Never ask a wizard if you can read his spell book
All the really good wizards keep spell books. These little tomes, usually Moleskines, sometimes composition books, are filled with phone numbers, snippets of code, records of conversations, and if you’re really lucky, a password or two. In short, anything a wizard might want to remember.
The best wizards use their spell books not only as a memory aid, but also as a record of the magic they’ve performed. When it comes to solving a new problem, or trying out a new piece of code, they hypothesize and observe, keeping a record of what works and what doesn’t. This lets them learn from their failures, advancing their craft even further.
Wizards like to talk about magic
Ask a wizard about a piece of magic, and he will gladly talk about the data structures and algorithms behind it, sharing freely of his insights and observations. In fact, entire communities have sprung up based around the concept of wizards sharing magic.

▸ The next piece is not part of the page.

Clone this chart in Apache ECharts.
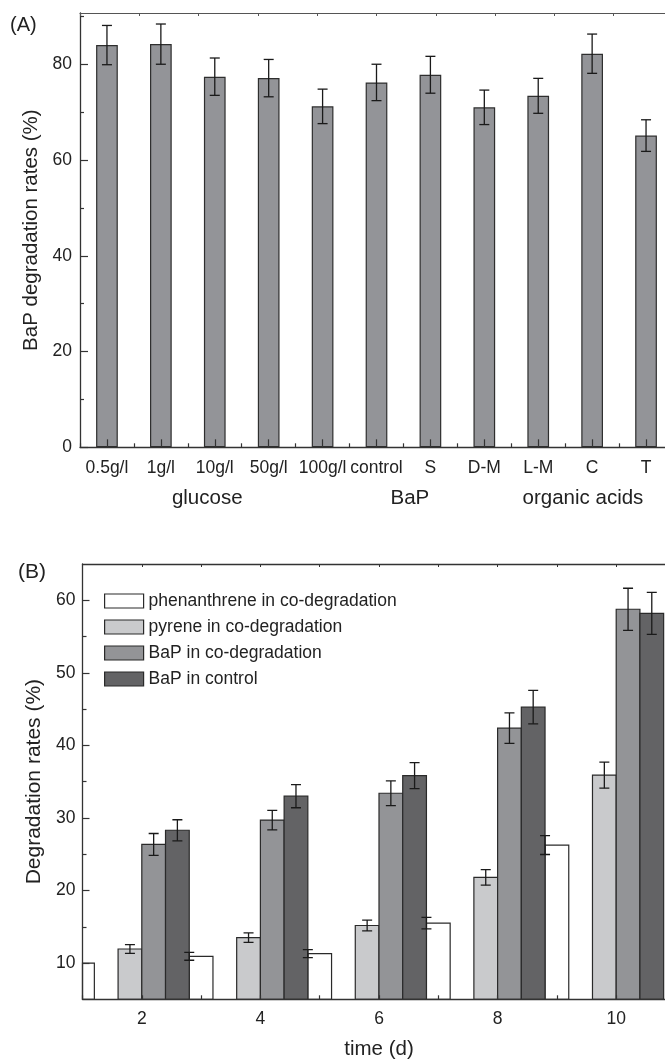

Wizards know that ideas are worthless. Thanks to the internet, finding a piece of magic that will bring your idea into reality is just a search away. However, what you find will only get you 90% of the way there. Getting the last 10%, binding multiple spells together and actually shipping something, that requires insight.
Insight is what you find in a spell book.
Spell books are best kept private
Ask a wizard if you can read his spell book, and you’ll be refused. It’s not that the wizard doesn’t want to share what they know. It’s that they know you don’t have the framework to understand what they’ve written.
Because spell books contain records of le expérience, both the experiment and the experience, they are intensely personal things. They hold a record of the labyrinthine thoughts in a wizard’s mind at the moment he brings something into reality. Such maps are not easily translated, and attempts by others to follow them often lead to misunderstandings.
So wizards keep their spell books secret.
You can’t walk someone else’s path
Any experience worth having is one you have to chart yourself. The instant you try to compose insight into a map for others to follow, the insight is lost. The map becomes worthless.
You can give people tools to draw their own maps, but most people don’t want that kind of work. They want checklists and steps, recipes and instructions. Human nature makes us crave rules and fear freedom.
Computational wizardry doesn’t work that way. There are no shortcuts to having insights. You just have to put in the time, fail again and again, and eventually you’ll wind up with something brilliant.
Of course, there are shortcuts to failing faster.